How Far Have We Come? UN Resolution 1325 Ten Years Later

Last month, the UN released the results from its evaluation of UNSC Resolution 1325 on Women, Peace, and Security. Resolution 1325 was adopted in 2000 for the purpose of protecting women and children in conflict zones. Unlike Resolutions that went before it, 1325 explicitly recognized the unique role women play in conflict zones and sought to create greater protections for women, while at the same time welcomed women into the peacemaking process.

The report evaluated UNSC Resolution 1325 on the basis of achievement as defined by six major themes:

1. Women's participation in peace negotiations and peace agreements
2. Women's participation in political processes and governance structures in conflict-affected countries.
3. Gender sensitivity and women's participation in disarmament, demobilisation, and reintegration.
4. Gender sensitivity and women's participation in security sector reform.
5. Legal and judicial reforms
6. Protection of women IDPs and refugees'

Not surprisingly, the findings were rather mixed; while the report found that generally women gained serious traction in their political standing and well-being, there are still serious issues concerning women’s physical safety.

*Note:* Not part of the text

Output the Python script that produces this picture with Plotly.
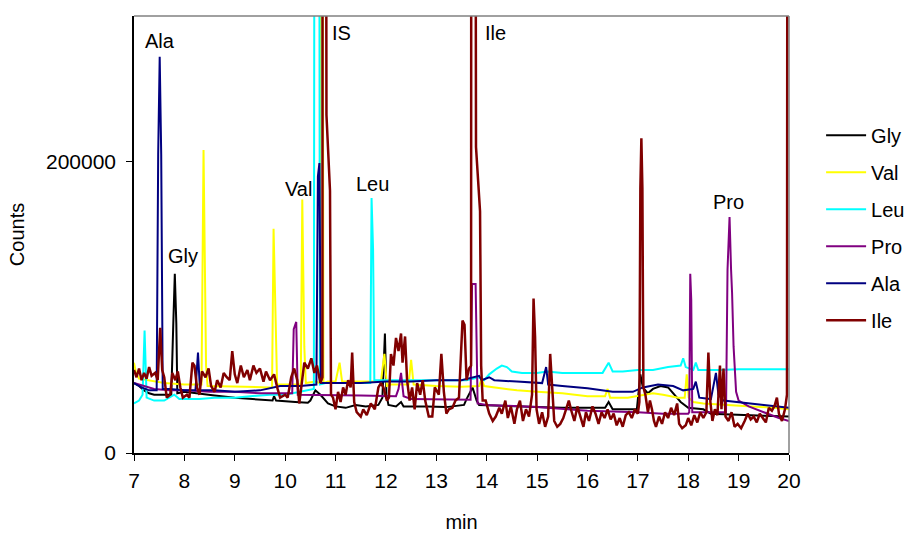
import plotly.graph_objects as go

# ---------------- data (time in min, intensity in counts) ----------------
gly_t = [7.0, 7.1, 7.2, 7.3, 7.4, 7.6, 7.74, 7.78, 7.81, 7.84, 7.86, 8.0, 8.3, 8.6, 9.0, 9.3, 9.6, 9.75, 9.78, 9.82,
         10.2, 10.45, 10.5, 10.6, 10.7, 10.85, 11.0, 11.2, 11.4, 11.6, 11.85, 11.93, 11.98, 12.01, 12.05, 12.2, 12.3,
         12.35, 12.8, 13.2, 13.55, 13.6, 13.72, 13.8, 13.85, 14.5, 15.0, 15.5, 16.35, 16.42, 16.5, 16.98, 17.05, 17.1,
         17.2, 17.3, 17.45, 17.6, 17.7, 17.85, 18.0, 18.3, 18.45, 19.0, 19.5, 20.0]
gly_v = [48000, 46000, 43000, 41000, 40000, 40000, 40000, 89000, 123000, 89000, 41000, 42000, 41000, 39500, 38000,
         37000, 36000, 36000, 39000, 36000, 35000, 34500, 36000, 43000, 40000, 34000, 32000, 31000, 33000, 32000,
         33000, 38000, 82000, 40000, 33000, 32000, 35000, 32000, 32000, 31500, 33000, 37000, 45000, 36000, 33000,
         32000, 31500, 31000, 31000, 35000, 30000, 30000, 54000, 45000, 41000, 44000, 46000, 45000, 41000, 35000,
         31000, 30000, 27000, 26000, 25500, 25000]

val_t = [7.0, 7.04, 7.1, 7.3, 7.6, 8.0, 8.34, 8.38, 8.43, 8.46, 8.8, 9.2, 9.7, 9.74, 9.77, 9.81, 9.84, 10.1, 10.31,
         10.34, 10.38, 10.41, 10.6, 10.69, 10.72, 10.76, 10.85, 11.0, 11.08, 11.13, 11.4, 11.9, 11.97, 12.02, 12.1,
         12.45, 12.5, 12.55, 13.0, 13.5, 13.85, 13.9, 13.95, 14.2, 14.6, 15.0, 15.5, 16.0, 16.35, 16.4, 16.45, 16.8,
         17.1, 17.3, 17.5, 17.8, 17.93, 17.97, 18.01, 18.1, 18.3, 18.8, 19.3, 19.7, 20.0]
val_v = [62000, 55000, 51000, 50000, 48000, 47000, 47000, 208000, 60000, 46000, 46000, 45500, 45000, 45000, 154000,
         98000, 47000, 47000, 47000, 174000, 73000, 48000, 49000, 48000, 900000, 48000, 49000, 49000, 62000, 49000,
         49000, 49000, 68000, 46000, 47000, 47000, 64000, 47000, 46000, 45500, 46000, 51000, 46000, 45000, 43000,
         42000, 41000, 39000, 39000, 44000, 38000, 38000, 40000, 41000, 40000, 38000, 38000, 54000, 38000, 35000,
         34000, 33000, 32000, 31000, 30000]

leu_t = [7.0, 7.1, 7.17, 7.21, 7.25, 7.4, 7.6, 7.8, 7.9, 8.3, 8.6, 9.0, 9.3, 9.7, 10.0, 10.3, 10.57, 10.595, 10.66,
         10.69, 10.8, 11.0, 11.5, 11.69, 11.715, 11.745, 11.77, 12.0, 12.5, 13.0, 13.6, 13.85, 13.95, 14.05, 14.2,
         14.3, 14.4, 14.5, 14.7, 15.0, 15.2, 15.5, 16.0, 16.3, 16.42, 16.5, 16.7, 17.0, 17.3, 17.6, 17.85, 17.9,
         17.95, 18.1, 18.15, 18.2, 18.6, 19.0, 20.0]
leu_v = [34000, 36000, 40000, 84000, 38000, 36000, 36000, 40000, 37000, 37000, 38000, 38000, 39000, 40000, 40000,
         42000, 44000, 900000, 900000, 47000, 48000, 48000, 48000, 48000, 175000, 140000, 50000, 50000, 50000,
         50000, 50000, 52000, 50000, 54000, 58000, 60000, 59000, 56000, 55000, 55000, 56000, 55000, 55000, 55000,
         62000, 56000, 56000, 57000, 57000, 59000, 60000, 65000, 59000, 57000, 62000, 57000, 57000, 57500, 57500]

pro_t = [7.0, 7.2, 7.4, 7.7, 8.0, 8.5, 9.0, 9.5, 10.14, 10.17, 10.22, 10.25, 10.5, 10.9, 11.5, 12.2, 12.25, 12.3,
         12.35, 12.5, 13.0, 13.68, 13.71, 13.78, 13.82, 14.0, 15.0, 16.0, 17.0, 17.5, 18.0, 18.02, 18.04, 18.06,
         18.08, 18.4, 18.75, 18.78, 18.82, 18.85, 18.87, 18.9, 18.95, 19.0, 19.2, 19.5, 19.8, 20.0]
pro_v = [48000, 46000, 44000, 43000, 43000, 42000, 42000, 41000, 41000, 85000, 90000, 40000, 40000, 40000, 39500,
         39000, 44000, 55000, 39000, 37000, 37000, 36500, 116000, 116000, 34000, 33000, 31500, 29000, 28000, 27000,
         27000, 28000, 123000, 105000, 28000, 28000, 28000, 126000, 162000, 126000, 110000, 73000, 42000, 36000,
         32000, 28000, 24000, 22000]

ala_t = [7.0, 7.15, 7.3, 7.45, 7.48, 7.51, 7.54, 7.57, 7.7, 8.0, 8.22, 8.27, 8.31, 8.6, 9.0, 9.5, 9.9, 10.3, 10.62,
         10.65, 10.68, 10.71, 10.8, 11.5, 12.0, 12.5, 13.0, 13.5, 13.85, 13.9, 14.05, 14.15, 14.6, 15.1, 15.18,
         15.22, 15.5, 16.0, 16.5, 16.9, 17.1, 17.4, 17.7, 17.9, 18.1, 18.15, 18.22, 18.45, 18.55, 18.6, 18.7, 19.0,
         19.5, 20.0]
ala_v = [48000, 45000, 43000, 43000, 205000, 272000, 205000, 44000, 44000, 43000, 43000, 69000, 43000, 43000,
         42000, 43000, 46000, 46000, 47000, 190000, 199000, 48000, 48000, 48000, 49000, 49000, 50000, 50000, 53000,
         50000, 52000, 50000, 49000, 48000, 59000, 47000, 46000, 44500, 42000, 42000, 45000, 47000, 46000, 43000,
         44000, 49000, 38000, 37000, 55000, 40000, 36000, 35000, 33000, 31000]

ile_t = [7.0, 7.05, 7.1, 7.15, 7.2, 7.25, 7.3, 7.35, 7.42, 7.47, 7.52, 7.56, 7.6, 7.65, 7.72, 7.76, 7.82, 7.87, 7.92,
         7.97, 8.05, 8.1, 8.16, 8.2, 8.25, 8.3, 8.35, 8.42, 8.48, 8.53, 8.6, 8.65, 8.72, 8.78, 8.84, 8.9, 8.95, 9.0,
         9.05, 9.12, 9.18, 9.25, 9.3, 9.37, 9.43, 9.5, 9.57, 9.62, 9.7, 9.78, 9.85, 9.9, 10.0, 10.05, 10.12, 10.18,
         10.24, 10.28, 10.32, 10.38, 10.45, 10.52, 10.58, 10.63, 10.7, 10.74, 10.75, 10.81, 10.82, 10.89, 10.91,
         10.95, 11.0, 11.05, 11.1, 11.15, 11.2, 11.25, 11.3, 11.33, 11.37, 11.42, 11.5, 11.55, 11.62, 11.7, 11.78,
         11.85, 11.9, 11.95, 12.02, 12.06, 12.1, 12.15, 12.2, 12.25, 12.3, 12.33, 12.38, 12.42, 12.47, 12.52, 12.57,
         12.62, 12.68, 12.73, 12.78, 12.85, 12.92, 12.97, 13.05, 13.1, 13.15, 13.2, 13.25, 13.32, 13.38, 13.45,
         13.52, 13.56, 13.6, 13.65, 13.69, 13.71, 13.75, 13.788, 13.868, 13.89, 13.92, 13.98, 14.05, 14.12, 14.18,
         14.25, 14.3, 14.37, 14.42, 14.48, 14.55, 14.6, 14.66, 14.72, 14.78, 14.84, 14.9, 14.93, 14.96, 14.99,
         15.04, 15.1, 15.16, 15.22, 15.26, 15.3, 15.34, 15.4, 15.46, 15.52, 15.58, 15.63, 15.68, 15.74, 15.8, 15.86,
         15.92, 15.97, 16.03, 16.1, 16.16, 16.22, 16.28, 16.34, 16.4, 16.46, 16.52, 16.58, 16.64, 16.7, 16.76,
         16.82, 16.88, 16.94, 17.0, 17.03, 17.05, 17.07, 17.09, 17.11, 17.15, 17.2, 17.24, 17.28, 17.32, 17.36,
         17.42, 17.48, 17.54, 17.6, 17.66, 17.72, 17.78, 17.82, 17.88, 17.95, 18.0, 18.06, 18.12, 18.18, 18.24,
         18.3, 18.36, 18.4, 18.44, 18.48, 18.53, 18.58, 18.63, 18.66, 18.7, 18.74, 18.8, 18.86, 18.92, 18.98, 19.05,
         19.12, 19.18, 19.24, 19.3, 19.36, 19.42, 19.48, 19.54, 19.6, 19.66, 19.72, 19.76, 19.8, 19.86, 19.92,
         19.96, 20.0]
ile_v = [57000, 52000, 58000, 50000, 55000, 51000, 59000, 53000, 55000, 50000, 86000, 57000, 52000, 38000, 40000,
         55000, 50000, 56000, 45000, 38000, 40000, 38000, 62000, 60000, 45000, 40000, 56000, 52000, 58000, 46000,
         42000, 50000, 45000, 55000, 52000, 50000, 70000, 54000, 48000, 60000, 52000, 57000, 50000, 60000, 55000,
         58000, 49000, 56000, 50000, 54000, 44000, 38000, 40000, 38000, 52000, 58000, 50000, 34000, 45000, 62000,
         58000, 65000, 55000, 60000, 48000, 52000, 2000000, 2000000, 232000, 180000, 40000, 38000, 30000, 42000,
         35000, 45000, 40000, 50000, 45000, 69000, 35000, 28000, 25000, 30000, 26000, 34000, 30000, 45000, 48000,
         45000, 36000, 38000, 68000, 60000, 79000, 70000, 82000, 62000, 80000, 50000, 36000, 45000, 30000, 48000,
         40000, 50000, 36000, 25000, 25000, 45000, 40000, 68000, 42000, 27000, 30000, 31000, 36000, 38000, 91000,
         88000, 50000, 58000, 60000, 2000000, 2000000, 210000, 166000, 60000, 36000, 36000, 27000, 22000, 25000,
         31000, 27000, 36000, 24000, 32000, 20000, 30000, 36000, 22000, 30000, 25000, 40000, 106000, 80000, 30000,
         20000, 28000, 18000, 25000, 68000, 40000, 22000, 18000, 20000, 24000, 30000, 36000, 29000, 22000, 32000,
         25000, 18000, 28000, 22000, 32000, 27000, 20000, 28000, 24000, 30000, 23000, 27000, 19000, 24000, 18000,
         26000, 28000, 24000, 30000, 27000, 35000, 182000, 216000, 182000, 45000, 40000, 28000, 36000, 30000, 22000,
         18000, 25000, 20000, 28000, 24000, 31000, 26000, 34000, 20000, 17000, 19000, 24000, 19000, 26000, 21000,
         28000, 24000, 28000, 69000, 35000, 22000, 30000, 26000, 60000, 30000, 58000, 25000, 22000, 28000, 18000,
         20000, 17000, 22000, 27000, 23000, 25000, 21000, 27000, 24000, 21000, 31000, 29000, 33000, 38000, 27000,
         22000, 30000, 40000, 2000000]

series_names = ["Gly", "Val", "Leu", "Pro", "Ala", "Ile"]
series_colors = ["#000000", "#FFFF00", "#00FFFF", "#800080", "#000080", "#800000"]
series_widths = [2, 2, 2, 2, 2, 2.5]
series_t = [gly_t, val_t, leu_t, pro_t, ala_t, ile_t]
series_v = [gly_v, val_v, leu_v, pro_v, ala_v, ile_v]

# peak labels (text, time, counts)
label_text = ["Ala", "Gly", "Val", "IS", "Leu", "Ile", "Pro"]
label_t = [7.52, 7.97, 10.27, 11.11, 11.73, 14.18, 18.79]
label_v = [283000, 135000, 181000, 288000, 185000, 288000, 172000]

x_ticks = list(range(7, 21))
y_ticks = [0, 200000]

FONT = "Liberation Sans, Arial, sans-serif"
FS = 20

fig = go.Figure()
for name, color, w, t, v in zip(series_names, series_colors, series_widths, series_t, series_v):
    fig.add_trace(go.Scatter(x=t, y=v, mode="lines", name=name, legendgroup=name,
                             line=dict(color=color, width=w)))

for txt, t, v in zip(label_text, label_t, label_v):
    fig.add_annotation(x=t, y=v, text=txt, showarrow=False,
                       font=dict(family=FONT, size=FS, color="#000000"))

# plot-area frame (top and right edges in grey)
fig.add_shape(type="line", xref="paper", yref="paper", x0=0, x1=1, y0=1, y1=1,
              line=dict(color="#808080", width=1.5))
fig.add_shape(type="line", xref="paper", yref="paper", x0=1, x1=1, y0=0, y1=1,
              line=dict(color="#808080", width=1.5))

fig.update_layout(
    width=908, height=533,
    margin=dict(l=134, r=119, t=16, b=80, autoexpand=False),
    paper_bgcolor="white", plot_bgcolor="white",
    font=dict(family=FONT, size=FS, color="#000000"),
    showlegend=True,
    legend=dict(x=1.049, y=0.772, xanchor="left", yanchor="top",
                font=dict(family=FONT, size=FS), tracegroupgap=8, itemwidth=40,
                bgcolor="rgba(0,0,0,0)"),
    xaxis=dict(range=[7, 20], tickvals=x_ticks, ticks="outside", ticklen=6, tickcolor="#000000",
               showline=True, linecolor="#000000", linewidth=1.5, showgrid=False, zeroline=False,
               ticklabelstandoff=2, tickfont=dict(size=21), automargin=False,
               title=dict(text="min", standoff=28, font=dict(size=FS))),
    yaxis=dict(range=[0, 300000], tickvals=y_ticks, tickformat="d", ticks="outside", ticklen=6,
               tickcolor="#000000", showline=True, linecolor="#000000", linewidth=1.5,
               showgrid=False, zeroline=False, ticklabelstandoff=6, tickfont=dict(size=21),
               automargin=False,
               title=dict(text="Counts", standoff=16, font=dict(size=FS))),
)

fig.write_html("out.html")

Many of these points are even reflected by the early reports coming out of Libya. The New York Times recently reported on the brave work of female volunteers in the refugee camps in Tunisia. Women students and professionals alike are flocking to the camps to assist the refugees pouring in from Libya. “You can see in their faces that they have been through a lot, and we want to show them our solidarity,” said Dorsaf Hmidi, a 23 year old student volunteer from Tunisia. Whether it is female refugees taking on leadership roles within the camps, or an increase in the number female volunteers going to the camps, there has been a serious increase in women’s involvement in such roles since the passage of Resolution 1325.

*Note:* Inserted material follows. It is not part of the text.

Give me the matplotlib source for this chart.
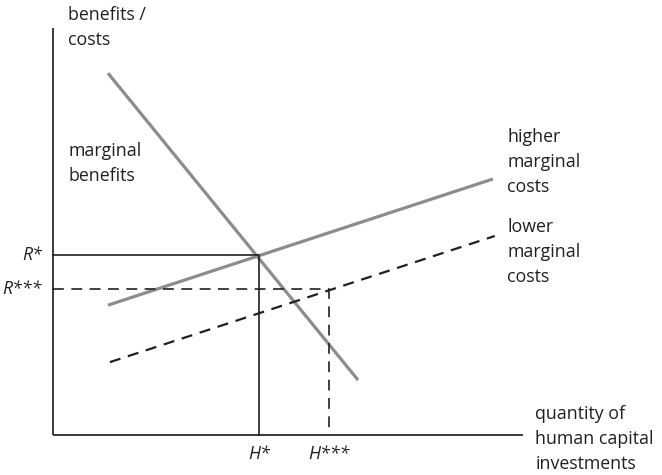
import matplotlib.pyplot as plt

# curve end points (abstract units: x 0..10 along the axis, y 0..10 up the axis)
mb_x = [1.17, 6.49]
mb_y = [8.89, 1.35]
high_mc_x = [1.17, 9.36]
high_mc_y = [3.19, 6.29]
low_mc_x = [1.21, 9.40]
low_mc_y = [1.79, 4.89]

h_star, r_star = 4.38, 4.42
h_3star, r_3star = 5.87, 3.59

x_axis_end = 10.0
y_axis_end = 10.0

plt.rcParams['font.family'] = ['Open Sans', 'DejaVu Sans']

fig = plt.figure(figsize=(6.62, 4.75), dpi=100)
ax = fig.add_axes([0, 0, 1, 1])
ax.set_xlim(-53 / 47, (662 - 53) / 47)
ax.set_ylim(-40 / 40.7, 435 / 40.7)
ax.axis('off')

gray = '#8c8c8c'
ink = '#231f20'
fs = 12.8
ls_txt = 1.5

# axes
ax.plot([0, x_axis_end], [0, 0], color='#3a3a3a', lw=1.4, solid_capstyle='butt')
ax.plot([0, 0], [0, y_axis_end], color='#3a3a3a', lw=1.4, solid_capstyle='butt')

# curves
ax.plot(mb_x, mb_y, color=gray, lw=2.3, solid_capstyle='butt')
ax.plot(high_mc_x, high_mc_y, color=gray, lw=2.3, solid_capstyle='butt')
ax.plot(low_mc_x, low_mc_y, color=ink, lw=1.6, ls=(0, (5, 3.5)))

# equilibrium guides
ax.plot([0, h_star, h_star], [r_star, r_star, 0], color=ink, lw=1.2)
ax.plot([0, h_3star, h_3star], [r_3star, r_3star, 0], color=ink,
        lw=1.2, ls=(0, (6.5, 4.5)))

# labels
def label(x, y, s):
    ax.text(x, y, s, fontsize=fs, va='top', ha='left', linespacing=ls_txt, color=ink)

label(0.32, 10.55, 'benefits /\ncosts')
label(0.32, 7.21, 'marginal\nbenefits')
label(9.66, 7.55, 'higher\nmarginal\ncosts')
label(9.66, 5.34, 'lower\nmarginal\ncosts')
label(10.26, 0.73, 'quantity of\nhuman capital\ninvestments')

ax.text(-0.24, r_star, 'R*', fontsize=fs, style='italic', ha='right', va='center', color=ink)
ax.text(-0.24, r_3star, 'R***', fontsize=fs, style='italic', ha='right', va='center', color=ink)
ax.text(h_star, -0.25, 'H*', fontsize=fs, style='italic', ha='center', va='top', color=ink)
ax.text(h_3star, -0.25, 'H***', fontsize=fs, style='italic', ha='center', va='top', color=ink)

fig.savefig('out.png', dpi=100)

However, just as the report outlines, violence against women, particularly sexual violence against women, persists, often with few repercussions for the attackers. One must look not further than the case of Eman al-Obeidy, the now internationally famous women who ran into a Tripoli hotel two weeks ago screaming that she had been attacked and gang raped. Rather than treating her with the concern owed to a victim of such a brutal crime, her story was suppressed and riddled by Libyan security forces. The protections afforded to women in war have come a long way but there is still much work to be done.